Earlier in August, 300 Pascom workers from all regions of the country took part in a course about the dissemination of disinformation during electoral campaigns, the basic procedures to identify fabrications, and the ways to spread such knowledge among their fellow parishioners.

“The formal training of pastoral agents against fake news, a terrible evil, is a sign that CNBB is willing to take ahead its struggle against disinformation,” Auxiliary Bishop Joaquim Mol Guimarães, CNBB’s Communications head, told Crux.

He said that the Brazilian Church has been dealing poorly with the spread of fake news among Catholics – at times concerning the church itself.

“The segments of the church that are reactionary, identify with authoritarian stances, and pretend to be an advocate of the conservative agenda – a segment that includes bishops and priests – are not aligned with the struggle against fake news because, I imagine, they need it to build a victorious activism,” he said.

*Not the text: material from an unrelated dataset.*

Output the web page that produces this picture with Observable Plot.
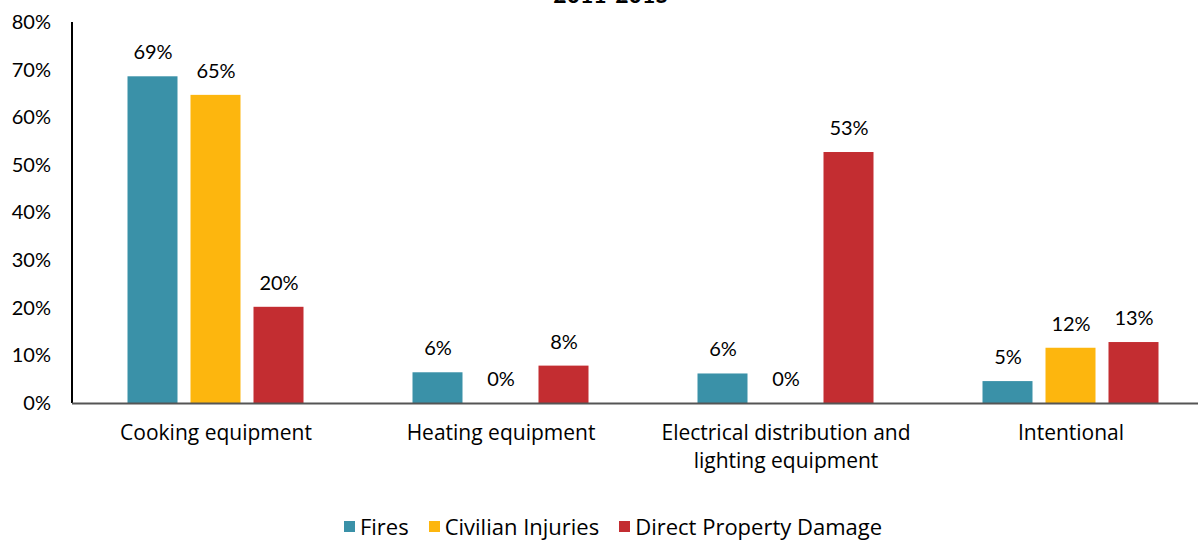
<!DOCTYPE html>
<html>
<head>
<meta charset="utf-8">
<script src="https://cdn.jsdelivr.net/npm/d3@7"></script>
<script src="https://cdn.jsdelivr.net/npm/@observablehq/plot@0.6"></script>
<style>
  html, body { margin: 0; padding: 0; background: #fff; }
  body { width: 1198px; height: 542px; overflow: hidden; position: relative; font-family: "Open Sans", Lato, sans-serif; color: #000; }
  #title { position: absolute; top: -20px; left: 611px; transform: translateX(-50%); font-weight: bold; font-size: 23px; white-space: nowrap; font-family: Lato, sans-serif; }
  #chart { position: absolute; top: 0; left: 0; }
  #legend { position: absolute; top: 512px; left: 0; width: 1226px; display: flex; justify-content: center; align-items: center; font-size: 22px; line-height: 28px; gap: 20px; }
  .item { display: flex; align-items: center; gap: 5px; }
  .sw { width: 11px; height: 11px; display: inline-block; }
</style>
</head>
<body>
<div id="title">2011-2015</div>
<div id="chart"></div>
<div id="legend"></div>
<script>
const categories = ["Cooking equipment", "Heating equipment", "Electrical distribution and lighting equipment", "Intentional"];
const tickLabels = ["Cooking equipment", "Heating equipment", "Electrical distribution and\nlighting equipment", "Intentional"];
const series = ["Fires", "Civilian Injuries", "Direct Property Damage"];
const fires = [68.6, 6.45, 6.2, 4.6];
const civilianInjuries = [64.7, 0, 0, 11.6];
const directPropertyDamage = [20.2, 7.85, 52.7, 12.8];
const yTicks = [0, 10, 20, 30, 40, 50, 60, 70, 80];
const colors = ["#3A91A8", "#FDB60E", "#C32D31"];

const seriesValues = [fires, civilianInjuries, directPropertyDamage];
const rows = [];
categories.forEach((c, i) => {
  series.forEach((s, j) => rows.push({category: c, series: s, value: seriesValues[j][i]}));
});

const plot = Plot.plot({
  width: 1198,
  height: 490,
  marginLeft: 119.5,
  marginRight: 32.5,
  marginTop: 22,
  marginBottom: 87,
  style: {fontFamily: "Lato, 'Open Sans', sans-serif", fontSize: "20px", color: "#000", background: "transparent"},
  fx: {domain: categories, paddingInner: 0.33, paddingOuter: 0, label: null, axis: null},
  x: {domain: series, paddingInner: 0.2126, paddingOuter: 0.106, axis: null},
  y: {domain: [0, 80], axis: null},
  color: {domain: series, range: colors},
  marks: [
    Plot.barY(rows, {fx: "category", x: "series", y: "value", fill: "series"}),
    Plot.text(rows, {fx: "category", x: "series", y: "value", text: d => Math.round(d.value) + "%", dy: -24, fontSize: 20, fill: "#000"}),
    Plot.axisFx({anchor: "bottom", tickSize: 0, tickPadding: 17, tickFormat: d => tickLabels[categories.indexOf(d)], lineHeight: 1.33, fontSize: 21, fontFamily: "'Open Sans', sans-serif", label: null}),
    Plot.axisY({ticks: yTicks, tickSize: 0, tickPadding: 69.5, tickFormat: d => d + "%", fontSize: 20, label: null})
  ]
});

const y = plot.scale("y");
const svg = d3.select(plot);
svg.append("line")
  .attr("x1", 72).attr("x2", 72)
  .attr("y1", y.apply(80)).attr("y2", y.apply(0))
  .attr("stroke", "#000").attr("stroke-width", 2);
svg.append("line")
  .attr("x1", 72).attr("x2", 1198)
  .attr("y1", y.apply(0) + 0.5).attr("y2", y.apply(0) + 0.5)
  .attr("stroke", "#555").attr("stroke-width", 2);

document.getElementById("chart").appendChild(plot);

const legend = d3.select("#legend");
series.forEach((s, i) => {
  const item = legend.append("div").attr("class", "item");
  item.append("span").attr("class", "sw").style("background", colors[i]);
  item.append("span").text(s);
});
</script>
</body>
</html>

Guimarães emphasized that there have been no cases of “bishops who have taken drastic, profound, and adequate measures” against priests or laypeople due to the dissemination of fake news.

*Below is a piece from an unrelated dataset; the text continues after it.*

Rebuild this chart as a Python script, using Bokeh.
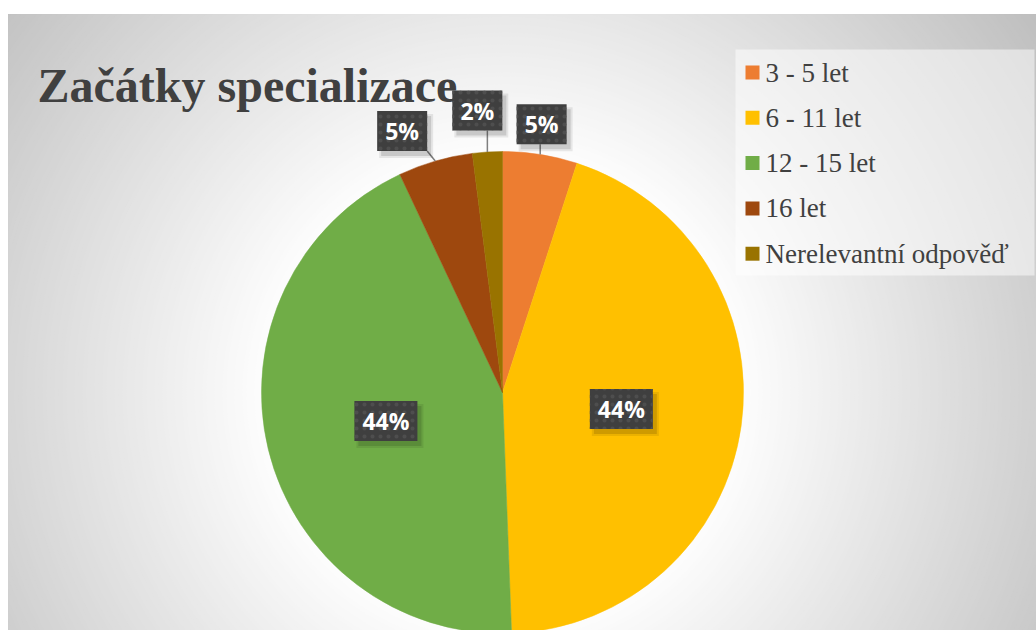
import math
import numpy as np
from bokeh.plotting import figure
from bokeh.models import ColumnDataSource, Range1d
from bokeh.core.properties import value
from bokeh.embed import file_html
from bokeh.resources import INLINE

# ---------------- data ----------------
title = "Začátky specializace"
categories = ["3 - 5 let", "6 - 11 let", "12 - 15 let", "16 let", "Nerelevantní odpověď"]
shares = [5.0, 44.4, 43.6, 5.0, 2.0]
colors = ["#ED7D31", "#FFC000", "#70AD47", "#9E480E", "#997300"]

# ---------------- layout ----------------
W, H = 1028, 616
TOP = 630            # data y = TOP - screen y
CX, CY, R = 502, TOP - 392, 241
label_r = [271, 120, 120, 280, 283]
label_nudge = [-0.7, 0.0, 0.0, -4.8, -1.5]
BOX_H = 40

p = figure(width=W + 8, height=H + 14, output_backend="svg", toolbar_location=None,
           x_range=Range1d(8, 8 + W), y_range=Range1d(0, H),
           min_border_left=8, min_border_right=0, min_border_bottom=0, min_border_top=14)
p.axis.visible = False
p.grid.visible = False
p.background_fill_color = "#ffffff"
p.border_fill_color = "#ffffff"
p.outline_line_color = "#d0d0d0"

# radial background gradient
radii = np.arange(760, 0, -4)
bg = []
for r in radii:
    g = 255 - max(0.0, r - 230) * 0.15
    g = int(max(188, min(255, g)))
    bg.append("#%02x%02x%02x" % (g, g, g))
p.circle(x=CX, y=CY, radius=radii, fill_color=bg, line_color=None)

# pie
total = sum(shares)
fr = [s / total for s in shares]
a0, a1 = [], []
c = 0.0
for f in fr:
    a0.append(c * 360.0)
    c += f
    a1.append(c * 360.0)
mid = [(x + y) / 2 for x, y in zip(a0, a1)]
src = ColumnDataSource(dict(
    start=[math.radians(90 - b) for b in a1],
    end=[math.radians(90 - a) for a in a0],
    color=colors, cat=categories))
p.wedge(x=CX, y=CY, radius=R, start_angle="start", end_angle="end",
        fill_color="color", line_color="color", line_width=0.5, source=src)

# data labels
labels = ["%d%%" % round(s * 100 / total) for s in shares]
lx, ly, bw = [], [], []
seg = dict(x0=[], y0=[], x1=[], y1=[])
for i, s in enumerate(shares):
    ang = math.radians(mid[i] + label_nudge[i])
    x = CX + label_r[i] * math.sin(ang)
    y = CY + label_r[i] * math.cos(ang)
    w = 24 + 13 * len(labels[i])
    lx.append(x); ly.append(y); bw.append(w)
    if label_r[i] > R:
        am = math.radians(mid[i])
        ex = CX + R * math.sin(am)
        ey = CY + R * math.cos(am)
        nx = min(max(ex, x - w / 2), x + w / 2)
        ny = min(max(ey, y - BOX_H / 2), y + BOX_H / 2)
        seg["x0"].append(ex); seg["y0"].append(ey)
        seg["x1"].append(nx); seg["y1"].append(ny)

p.segment(x0="x0", y0="y0", x1="x1", y1="y1", source=ColumnDataSource(seg),
          line_color="#7f7f7f", line_width=1.5)

lsrc = ColumnDataSource(dict(x=lx, y=ly, w=bw, w2=[w + 4 for w in bw], t=labels,
                             sx=[x + 4 for x in lx], sy=[y - 5 for y in ly]))
p.rect(x="sx", y="sy", width="w", height=BOX_H, source=lsrc,
       fill_color="#000000", fill_alpha=0.12, line_color=None)
p.rect(x="sx", y="sy", width="w2", height=BOX_H + 4, source=lsrc,
       fill_color="#000000", fill_alpha=0.08, line_color=None)
p.rect(x="x", y="y", width="w", height=BOX_H, source=lsrc,
       fill_color="#3f3f3f", line_color=None,
       hatch_pattern="dot", hatch_color="#4e4e4e", hatch_scale=8, hatch_weight=2)
p.text(x="x", y="y", text="t", source=lsrc, text_color="#ffffff",
       text_font=value("Open Sans"), text_font_style="bold", text_font_size="23px",
       text_align="center", text_baseline="middle")

# legend (drawn manually)
p.quad(left=735, right=1034, top=TOP - 49, bottom=TOP - 275,
       fill_color="#ffffff", fill_alpha=0.5, line_color=None)
leg_y = [TOP - (72 + 45.3 * i) for i in range(len(categories))]
p.rect(x=752, y=leg_y, width=14, height=14, fill_color=colors, line_color=None)
p.text(x=765, y=leg_y, text=categories, text_color="#404040",
       text_font=value("Liberation Serif"), text_font_size="27px",
       text_align="left", text_baseline="middle")

# title
p.text(x=[37], y=[TOP - 85], text=[title], text_color="#404040",
       text_font=value("Liberation Serif"), text_font_style="bold",
       text_font_size="48px", text_align="left", text_baseline="alphabetic")

open("out.html", "w").write(file_html(p, INLINE))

“We hear of a certain stupor and also fear of acting. Many prefer to be silent. There is a great incongruity between the Brazilian episcopate’s rhetoric against fake news and its concrete actions against church members who perpetrate such crime,” Guimarães said.

The CNBB itself has been a constant target of fake news campaigns over the past few years. On its Facebook page, it is common to see comments from conservative Catholics accusing the conference of being communist and of supporting Lula.

The highly polarized political context in Brazil is a central issue, said Vinicius Borges Gomes, a Communications professor at the Pontifical Catholic University of Minas Gerais.

Gomes taught in Pascom’s course.

“Fake news reaches the people’s emotions and most intense opinions. That is precisely where religiosity is, given that it involves emotion and dogma. So, religion is fertile soil for fake news,” he told Crux.

Gomes, himself a former Pascom agent, said that social media has been aggravating the problem because it tends to allow people to exist in bubbles with people who only share their views.

“Fake news is seen as true by people who want it to be true,” he said.

But at times people disseminate lies even though they know they are lies, he added. “Even Catholics do that kind of thing,” he said.

In the opinion of Guimarães, Catholics should be aware of the great damage caused by disinformation.

“Fake news is an expression of the worst of mankind,” the bishop said.